### STATED GOAL
Exactly reproduce the entries, dropping any pictures from your copy.

[Source code of charts]

»»

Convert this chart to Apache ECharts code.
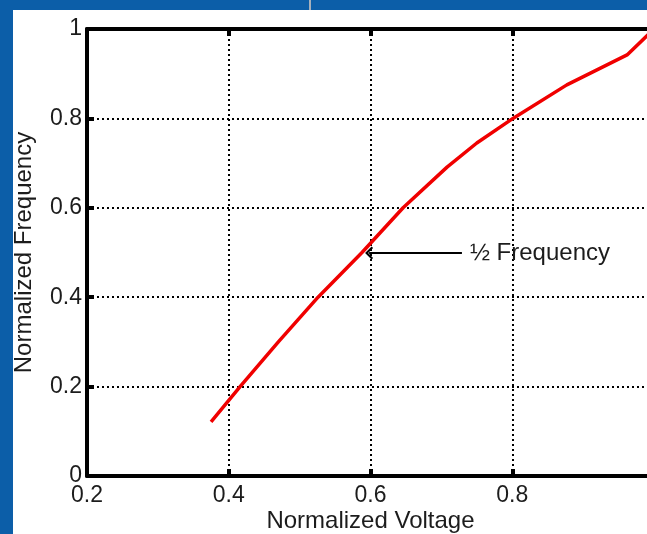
<!DOCTYPE html>
<html>
<head>
<meta charset="utf-8">
<script src="https://cdn.jsdelivr.net/npm/echarts@6/dist/echarts.min.js"></script>
<style>
    html, body { margin: 0; padding: 0; width: 647px; height: 534px; overflow: hidden; background: #0c5ea8; }
    #mainChart { position: absolute; left: 13px; top: 10px; width: 634px; height: 524px; background: #ffffff; }
    #notch { position: absolute; left: 309px; top: 0; width: 2px; height: 10px; background: #a7b1bc; }
</style>
</head>
<body>
<div id="notch"></div>
<div id="mainChart"></div>
<script>
// 曲线数据（归一化电压 / 归一化频率）
var voltage = [0.375, 0.416, 0.47, 0.526, 0.588, 0.646, 0.708, 0.75, 0.801, 0.877, 0.962, 1.0];
var frequency = [0.121, 0.2, 0.3, 0.4, 0.5, 0.6, 0.691, 0.745, 0.80, 0.875, 0.942, 1.0];

// 注释箭头：从文字处指向曲线
var arrowFrom = [0.729, 0.499];
var arrowTo = [0.598, 0.499];
var arrowText = "½ Frequency";

var xName = "Normalized Voltage";
var yName = "Normalized Frequency";

(function () {
    "use strict";

    var chart = echarts.init(document.getElementById("mainChart"));
    var font = "'Liberation Sans', Arial, sans-serif";
    var ink = "#1c1c1c";

    var points = voltage.map(function (v, i) { return [v, frequency[i]]; });

    var dotLine = { color: "#000", width: 2, type: [2, 3] };

    function axisBase(extra) {
        var base = {
            type: "value",
            axisLine: { show: true, onZero: false, lineStyle: { color: "#000", width: 4 } },
            axisTick: { show: true, inside: true, length: 7, lineStyle: { color: "#000", width: 4 } },
            splitLine: { show: false },
        };
        return Object.assign(base, extra);
    }

    chart.setOption({
        backgroundColor: "#ffffff",
        animation: false,
        grid: { left: 74, right: -7, top: 19, bottom: 58, containLabel: false, outerBoundsMode: "none" },
        xAxis: [
            axisBase({
                min: 0.2, max: 1, interval: 0.2, position: "bottom",
                name: xName, nameLocation: "middle", nameGap: 33, nameMoveOverlap: false,
                nameTextStyle: { color: ink, fontSize: 24, fontFamily: font },
                axisLabel: { color: ink, fontSize: 23, fontFamily: font, margin: 8 },
                splitLine: { show: true, lineStyle: dotLine },
            }),
            axisBase({
                min: 0.2, max: 1, interval: 0.2, position: "top",
                axisLabel: { show: false },
            }),
        ],
        yAxis: [
            axisBase({
                min: 0, max: 1, interval: 0.2, position: "left",
                name: yName, nameLocation: "middle", nameGap: 51, nameMoveOverlap: false,
                nameTextStyle: { color: ink, fontSize: 24, fontFamily: font },
                axisLabel: { color: ink, fontSize: 23, fontFamily: font, margin: 5 },
                splitLine: { show: true, lineStyle: dotLine },
            }),
            axisBase({
                min: 0, max: 1, interval: 0.2, position: "right",
                axisLabel: { show: false },
            }),
        ],
        series: [
            {
                type: "line", data: points, symbol: "none",
                lineStyle: { color: "#f00000", width: 3.5 },
                xAxisIndex: 0, yAxisIndex: 0,
                markLine: {
                    silent: true,
                    symbol: ["none", "path://M6.5,0 L13,6.5 L11.5,8 L6.5,3 L1.5,8 L0,6.5 Z"],
                    symbolSize: [13, 8],
                    lineStyle: { color: "#000", width: 2, type: "solid" },
                    label: {
                        show: true, position: "start", distance: 8,
                        formatter: arrowText,
                        color: ink, fontSize: 24, fontFamily: font,
                    },
                    data: [[{ coord: arrowFrom }, { coord: arrowTo }]],
                },
            },
        ],
    });
})();
</script>
</body>
</html>
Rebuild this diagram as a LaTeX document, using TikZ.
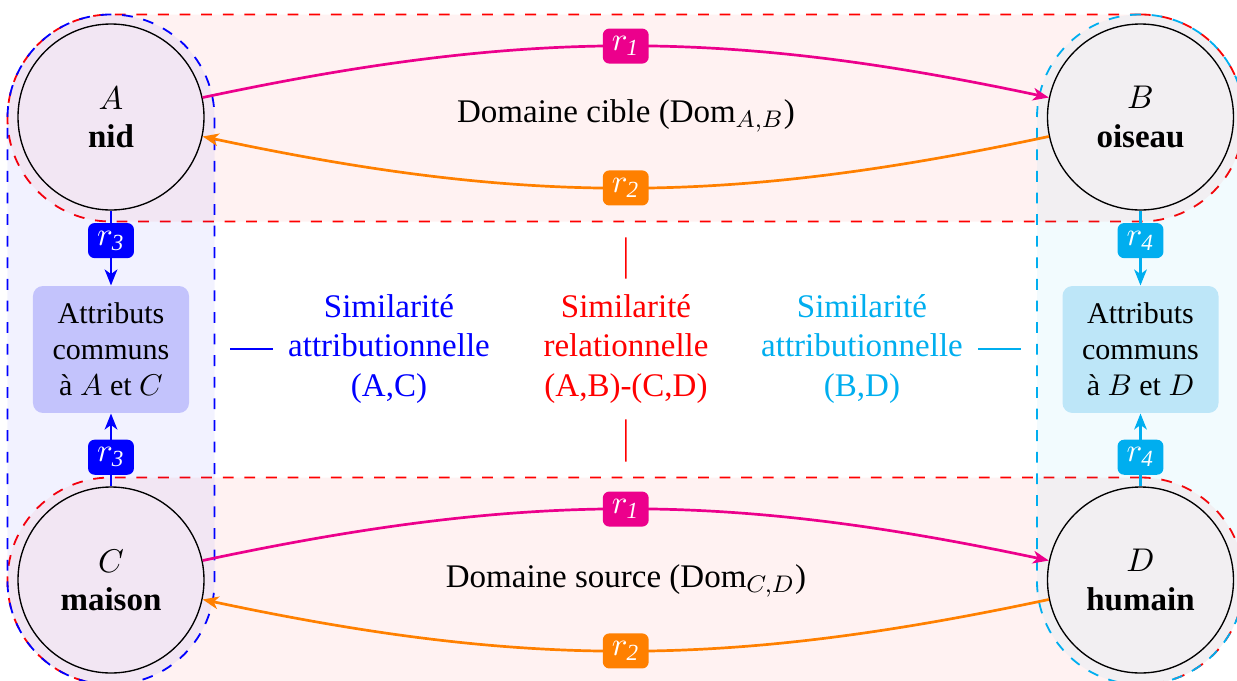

««

### EXPECTED ANSWER
Convert this chart to Apache ECharts code.
<!DOCTYPE html>
<html>
<head>
<meta charset="utf-8">
<script src="https://cdn.jsdelivr.net/npm/echarts@6/dist/echarts.min.js"></script>
<style>
    html, body { margin: 0; padding: 0; width: 647px; height: 534px; overflow: hidden; background: #0c5ea8; }
    #mainChart { position: absolute; left: 13px; top: 10px; width: 634px; height: 524px; background: #ffffff; }
    #notch { position: absolute; left: 309px; top: 0; width: 2px; height: 10px; background: #a7b1bc; }
</style>
</head>
<body>
<div id="notch"></div>
<div id="mainChart"></div>
<script>
// 曲线数据（归一化电压 / 归一化频率）
var voltage = [0.375, 0.416, 0.47, 0.526, 0.588, 0.646, 0.708, 0.75, 0.801, 0.877, 0.962, 1.0];
var frequency = [0.121, 0.2, 0.3, 0.4, 0.5, 0.6, 0.691, 0.745, 0.80, 0.875, 0.942, 1.0];

// 注释箭头：从文字处指向曲线
var arrowFrom = [0.729, 0.499];
var arrowTo = [0.598, 0.499];
var arrowText = "½ Frequency";

var xName = "Normalized Voltage";
var yName = "Normalized Frequency";

(function () {
    "use strict";

    var chart = echarts.init(document.getElementById("mainChart"));
    var font = "'Liberation Sans', Arial, sans-serif";
    var ink = "#1c1c1c";

    var points = voltage.map(function (v, i) { return [v, frequency[i]]; });

    var dotLine = { color: "#000", width: 2, type: [2, 3] };

    function axisBase(extra) {
        var base = {
            type: "value",
            axisLine: { show: true, onZero: false, lineStyle: { color: "#000", width: 4 } },
            axisTick: { show: true, inside: true, length: 7, lineStyle: { color: "#000", width: 4 } },
            splitLine: { show: false },
        };
        return Object.assign(base, extra);
    }

    chart.setOption({
        backgroundColor: "#ffffff",
        animation: false,
        grid: { left: 74, right: -7, top: 19, bottom: 58, containLabel: false, outerBoundsMode: "none" },
        xAxis: [
            axisBase({
                min: 0.2, max: 1, interval: 0.2, position: "bottom",
                name: xName, nameLocation: "middle", nameGap: 33, nameMoveOverlap: false,
                nameTextStyle: { color: ink, fontSize: 24, fontFamily: font },
                axisLabel: { color: ink, fontSize: 23, fontFamily: font, margin: 8 },
                splitLine: { show: true, lineStyle: dotLine },
            }),
            axisBase({
                min: 0.2, max: 1, interval: 0.2, position: "top",
                axisLabel: { show: false },
            }),
        ],
        yAxis: [
            axisBase({
                min: 0, max: 1, interval: 0.2, position: "left",
                name: yName, nameLocation: "middle", nameGap: 51, nameMoveOverlap: false,
                nameTextStyle: { color: ink, fontSize: 24, fontFamily: font },
                axisLabel: { color: ink, fontSize: 23, fontFamily: font, margin: 5 },
                splitLine: { show: true, lineStyle: dotLine },
            }),
            axisBase({
                min: 0, max: 1, interval: 0.2, position: "right",
                axisLabel: { show: false },
            }),
        ],
        series: [
            {
                type: "line", data: points, symbol: "none",
                lineStyle: { color: "#f00000", width: 3.5 },
                xAxisIndex: 0, yAxisIndex: 0,
                markLine: {
                    silent: true,
                    symbol: ["none", "path://M6.5,0 L13,6.5 L11.5,8 L6.5,3 L1.5,8 L0,6.5 Z"],
                    symbolSize: [13, 8],
                    lineStyle: { color: "#000", width: 2, type: "solid" },
                    label: {
                        show: true, position: "start", distance: 8,
                        formatter: arrowText,
                        color: ink, fontSize: 24, fontFamily: font,
                    },
                    data: [[{ coord: arrowFrom }, { coord: arrowTo }]],
                },
            },
        ],
    });
})();
</script>
</body>
</html>
Rebuild this diagram as a LaTeX document, using TikZ.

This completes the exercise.